By John Haughey/The Center Square
The Florida Supreme Court has rejected a prospective citizen’s initiative to place a proposed constitutional amendment before voters in 2022 to legalize adult recreational marijuana and allow Floridians to “grow their own.”
In a 5-2 ruling Thursday, the court determined the prospective amendment’s ballot summary is “affirmatively misleading,” the second time since April the state’s highest court has issued that verdict to knock a marijuana legalization measure off the 2022 ballot.
Tampa-based Sensible Florida submitted its proposed amendment, Regulate Marijuana in a Manner Similar to Alcohol to Establish Age, Licensing, and Other Restrictions, to the Division of Elections on March 17, 2016.
The summary reads: “Regulates marijuana (hereinafter “cannabis”) for limited use and growing by persons 21 years of age or older. The state shall adopt regulations to issue, renew, suspend, and revoke licenses for cannabis cultivation, product manufacturing, testing, and retail facilities. Local governments may regulate facilities’ time, place, and manner and, if the state fails to timely act, may license facilities. Does not affect compassionate use of low-THC cannabis, nor immunize federal law violations.”
The proposed amendment would permit people to grow “six mature flowering cannabis plants per household member 21 years of age or older” and possess “the harvest therefrom, provided the growing takes place indoors or in a locked greenhouse and the cannabis grown is not made available for sale.”
Florida Attorney General Ashley Moody raised objections to the proposal in August 2019 and asked the Supreme Court to review it.
Justices, in an opinion penned by Chief Justice Charles Canady, singled out the statement that amounts of marijuana allowed “are minimum quantities, subject to increase by state, county, or municipal legislation, but not subject to decrease.”
“In other words,” the opinion said, “it would be more accurate if the summary stated: ‘Regulates marijuana … for the potentially unlimited use … by persons 21 years of age or older.’ The summary instead misleadingly tells voters the proposed amendment limits the use of marijuana.”
Justice Alan Lawson and Jorge Labarga dissented, claiming “the amendment itself details the ways that marijuana use would be regulated similar to Florida’s current regulations affecting alcohol use.”
The ruling was lauded by Moody in a statement issued by spokeswoman Lauren Cassedy: “Floridians must fully understand what they are voting on when they go to the ballot box.”
The Florida Chamber of Commerce, which joined the Florida House in filing amicus briefs supporting Moody’s objections, also praised the ruling.
“The Florida Chamber will fight in any venue – legislative, legal, or the court of public opinion – to keep Florida, Florida, and ensure efforts to utilize ballot initiatives to circumvent the appropriate legislative process are unsuccessful,” Chamber President/CEO Mark Wilson said.
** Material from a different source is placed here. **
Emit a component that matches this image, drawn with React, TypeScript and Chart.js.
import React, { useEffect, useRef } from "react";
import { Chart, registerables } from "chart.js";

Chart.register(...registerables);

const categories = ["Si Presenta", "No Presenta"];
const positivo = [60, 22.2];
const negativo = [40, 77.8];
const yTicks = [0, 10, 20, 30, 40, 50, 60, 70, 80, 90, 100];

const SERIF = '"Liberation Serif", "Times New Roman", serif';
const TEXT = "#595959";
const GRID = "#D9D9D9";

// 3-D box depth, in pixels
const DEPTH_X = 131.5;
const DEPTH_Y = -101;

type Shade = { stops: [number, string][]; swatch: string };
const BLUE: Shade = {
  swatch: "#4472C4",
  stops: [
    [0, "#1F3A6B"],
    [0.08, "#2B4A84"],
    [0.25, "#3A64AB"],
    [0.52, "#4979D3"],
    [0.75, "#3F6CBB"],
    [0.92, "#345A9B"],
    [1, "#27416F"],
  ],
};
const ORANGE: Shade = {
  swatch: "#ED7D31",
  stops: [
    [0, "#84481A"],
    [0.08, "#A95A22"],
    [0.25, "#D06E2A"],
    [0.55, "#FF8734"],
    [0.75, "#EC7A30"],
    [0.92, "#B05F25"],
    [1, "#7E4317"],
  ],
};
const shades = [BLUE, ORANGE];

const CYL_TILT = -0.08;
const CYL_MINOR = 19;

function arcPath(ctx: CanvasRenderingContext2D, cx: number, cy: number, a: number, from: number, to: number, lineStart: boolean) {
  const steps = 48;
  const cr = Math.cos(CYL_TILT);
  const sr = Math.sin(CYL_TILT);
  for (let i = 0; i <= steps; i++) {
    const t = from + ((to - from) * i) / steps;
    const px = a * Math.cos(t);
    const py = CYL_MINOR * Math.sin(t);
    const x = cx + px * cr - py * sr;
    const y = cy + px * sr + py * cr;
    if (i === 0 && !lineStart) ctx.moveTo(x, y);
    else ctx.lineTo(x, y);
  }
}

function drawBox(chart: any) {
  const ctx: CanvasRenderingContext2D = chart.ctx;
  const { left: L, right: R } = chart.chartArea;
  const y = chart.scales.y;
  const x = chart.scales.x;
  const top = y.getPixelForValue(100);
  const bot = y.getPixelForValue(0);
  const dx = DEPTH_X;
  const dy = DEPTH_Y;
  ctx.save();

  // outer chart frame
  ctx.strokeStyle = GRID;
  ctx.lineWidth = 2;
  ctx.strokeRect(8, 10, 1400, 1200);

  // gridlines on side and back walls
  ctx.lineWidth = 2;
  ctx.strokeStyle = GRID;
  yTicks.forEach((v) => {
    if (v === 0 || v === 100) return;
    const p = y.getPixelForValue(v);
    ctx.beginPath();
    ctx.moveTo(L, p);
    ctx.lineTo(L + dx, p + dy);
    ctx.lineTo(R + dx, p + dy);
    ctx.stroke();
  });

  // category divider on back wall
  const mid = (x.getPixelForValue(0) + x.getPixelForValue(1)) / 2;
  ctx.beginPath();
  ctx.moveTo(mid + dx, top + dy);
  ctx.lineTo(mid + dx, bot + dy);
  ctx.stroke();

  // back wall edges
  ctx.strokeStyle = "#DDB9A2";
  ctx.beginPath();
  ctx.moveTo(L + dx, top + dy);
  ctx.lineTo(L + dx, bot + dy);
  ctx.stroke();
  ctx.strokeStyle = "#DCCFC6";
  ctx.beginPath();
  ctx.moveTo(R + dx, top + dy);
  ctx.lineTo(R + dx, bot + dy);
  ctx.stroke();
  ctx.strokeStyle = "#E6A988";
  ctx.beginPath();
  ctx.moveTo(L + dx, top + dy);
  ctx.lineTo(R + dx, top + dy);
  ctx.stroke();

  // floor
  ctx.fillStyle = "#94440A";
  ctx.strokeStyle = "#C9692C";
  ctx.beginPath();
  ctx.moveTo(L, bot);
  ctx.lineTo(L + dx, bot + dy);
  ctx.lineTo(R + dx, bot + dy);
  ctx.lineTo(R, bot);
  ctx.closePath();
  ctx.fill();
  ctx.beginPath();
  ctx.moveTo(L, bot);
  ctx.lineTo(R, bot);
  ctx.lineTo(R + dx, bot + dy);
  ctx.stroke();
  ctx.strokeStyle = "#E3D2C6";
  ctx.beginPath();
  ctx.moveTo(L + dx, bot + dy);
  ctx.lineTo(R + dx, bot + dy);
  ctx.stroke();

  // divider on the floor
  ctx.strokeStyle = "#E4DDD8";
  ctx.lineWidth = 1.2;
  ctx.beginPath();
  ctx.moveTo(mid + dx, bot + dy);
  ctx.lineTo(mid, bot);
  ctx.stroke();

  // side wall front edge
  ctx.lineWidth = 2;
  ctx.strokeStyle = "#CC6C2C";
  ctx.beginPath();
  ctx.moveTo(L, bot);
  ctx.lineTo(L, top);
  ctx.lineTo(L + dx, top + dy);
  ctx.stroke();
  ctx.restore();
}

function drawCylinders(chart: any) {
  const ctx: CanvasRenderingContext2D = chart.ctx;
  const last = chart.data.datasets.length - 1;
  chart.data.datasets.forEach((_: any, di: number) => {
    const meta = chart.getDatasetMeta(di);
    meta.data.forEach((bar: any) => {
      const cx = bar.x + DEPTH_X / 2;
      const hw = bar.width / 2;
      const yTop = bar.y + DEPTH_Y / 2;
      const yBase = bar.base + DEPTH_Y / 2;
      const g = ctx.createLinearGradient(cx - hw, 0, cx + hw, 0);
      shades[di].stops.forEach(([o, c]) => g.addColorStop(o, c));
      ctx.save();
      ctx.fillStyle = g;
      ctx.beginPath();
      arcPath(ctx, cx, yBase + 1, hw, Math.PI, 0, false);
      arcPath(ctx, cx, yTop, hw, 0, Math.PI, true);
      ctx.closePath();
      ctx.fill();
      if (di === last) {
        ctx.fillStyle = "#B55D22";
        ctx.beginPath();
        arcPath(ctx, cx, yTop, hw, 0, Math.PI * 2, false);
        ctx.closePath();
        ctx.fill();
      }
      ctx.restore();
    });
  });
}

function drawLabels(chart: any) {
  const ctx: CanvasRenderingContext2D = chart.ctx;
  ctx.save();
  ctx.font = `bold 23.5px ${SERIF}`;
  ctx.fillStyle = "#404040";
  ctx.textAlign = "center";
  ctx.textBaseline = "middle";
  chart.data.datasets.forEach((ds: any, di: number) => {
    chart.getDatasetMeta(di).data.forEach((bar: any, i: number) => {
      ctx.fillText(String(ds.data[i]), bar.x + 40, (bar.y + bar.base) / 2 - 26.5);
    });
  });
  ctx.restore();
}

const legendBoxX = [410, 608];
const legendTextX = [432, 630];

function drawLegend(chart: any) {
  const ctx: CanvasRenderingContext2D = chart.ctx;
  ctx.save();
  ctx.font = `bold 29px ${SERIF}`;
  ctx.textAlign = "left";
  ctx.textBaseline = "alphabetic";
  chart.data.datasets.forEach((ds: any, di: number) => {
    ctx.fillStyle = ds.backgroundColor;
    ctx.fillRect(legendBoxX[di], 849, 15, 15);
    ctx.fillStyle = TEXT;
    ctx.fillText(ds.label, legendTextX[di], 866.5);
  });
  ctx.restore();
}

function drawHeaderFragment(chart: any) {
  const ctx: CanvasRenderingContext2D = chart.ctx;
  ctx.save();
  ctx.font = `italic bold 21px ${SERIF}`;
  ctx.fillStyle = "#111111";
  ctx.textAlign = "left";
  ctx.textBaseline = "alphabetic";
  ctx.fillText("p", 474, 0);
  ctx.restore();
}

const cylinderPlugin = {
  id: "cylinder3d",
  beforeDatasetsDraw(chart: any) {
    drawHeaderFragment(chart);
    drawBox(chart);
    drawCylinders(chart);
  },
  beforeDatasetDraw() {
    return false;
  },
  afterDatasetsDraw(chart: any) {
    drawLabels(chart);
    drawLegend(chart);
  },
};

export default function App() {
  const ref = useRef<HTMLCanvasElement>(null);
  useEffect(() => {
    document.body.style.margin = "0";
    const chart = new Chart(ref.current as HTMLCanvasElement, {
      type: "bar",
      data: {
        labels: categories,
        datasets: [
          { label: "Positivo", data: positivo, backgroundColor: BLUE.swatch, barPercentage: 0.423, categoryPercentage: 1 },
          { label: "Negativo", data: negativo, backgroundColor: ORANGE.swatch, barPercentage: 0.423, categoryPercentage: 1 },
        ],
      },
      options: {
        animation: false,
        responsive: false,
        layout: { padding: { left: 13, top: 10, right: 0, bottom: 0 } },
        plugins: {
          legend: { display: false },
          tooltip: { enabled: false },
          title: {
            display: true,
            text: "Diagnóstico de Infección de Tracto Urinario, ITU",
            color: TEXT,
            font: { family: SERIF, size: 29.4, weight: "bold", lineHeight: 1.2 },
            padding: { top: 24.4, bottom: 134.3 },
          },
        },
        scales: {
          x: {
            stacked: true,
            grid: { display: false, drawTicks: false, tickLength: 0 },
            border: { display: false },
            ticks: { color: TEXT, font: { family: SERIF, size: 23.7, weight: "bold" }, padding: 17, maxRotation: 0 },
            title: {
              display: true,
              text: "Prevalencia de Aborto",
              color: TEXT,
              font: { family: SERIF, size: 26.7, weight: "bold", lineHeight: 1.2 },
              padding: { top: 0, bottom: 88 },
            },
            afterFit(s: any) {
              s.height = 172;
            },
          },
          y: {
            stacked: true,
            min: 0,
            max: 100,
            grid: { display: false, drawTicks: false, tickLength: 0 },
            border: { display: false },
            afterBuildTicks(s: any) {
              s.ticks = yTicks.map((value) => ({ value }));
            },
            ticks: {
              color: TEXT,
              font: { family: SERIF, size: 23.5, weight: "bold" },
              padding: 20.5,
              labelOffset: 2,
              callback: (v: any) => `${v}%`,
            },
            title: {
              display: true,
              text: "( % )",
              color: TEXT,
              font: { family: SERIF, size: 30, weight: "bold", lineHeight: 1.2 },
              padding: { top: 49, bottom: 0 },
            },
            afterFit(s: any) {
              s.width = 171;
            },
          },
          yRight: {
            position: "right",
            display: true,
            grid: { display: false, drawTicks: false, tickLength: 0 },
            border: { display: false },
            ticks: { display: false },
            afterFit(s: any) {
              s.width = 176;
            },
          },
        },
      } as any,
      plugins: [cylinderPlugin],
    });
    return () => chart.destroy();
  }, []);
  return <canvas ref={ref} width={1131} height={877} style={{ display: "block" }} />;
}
Florida Agriculture Commissioner Nikki Fried, a former marijuana lobbyist and a Democratic candidate for governor, said the ruling upholds a status quo that ensures corporations control Florida’s booming marijuana industry.
Florida’s medical marijuana industry created nearly 15,000 jobs and generated nearly $1.23 billion in taxable sales in 2020. Analysts project the industry could generate $6 billion in sales by 2030.
But a vertical integration requirement that restricts participation to corporations that can grow and sell “seed-to-shelf” – upheld by the Supreme Court on May 26 – “entrenches Florida’s unfair, unconstitutional medical marijuana system put in place by our Republican-dominated Legislature,” Fried said last month.
Thursday’s Supreme Court ruling sustains that pattern, Fried tweeted Thursday.
“Elected Republicans ignore our voices, suppress our votes, and make it harder to get citizen-led initiatives on the ballot. And our state’s highest court supports GOP directives with partisan rulings,” she wrote. “I’m running for governor to break this corrupt system.”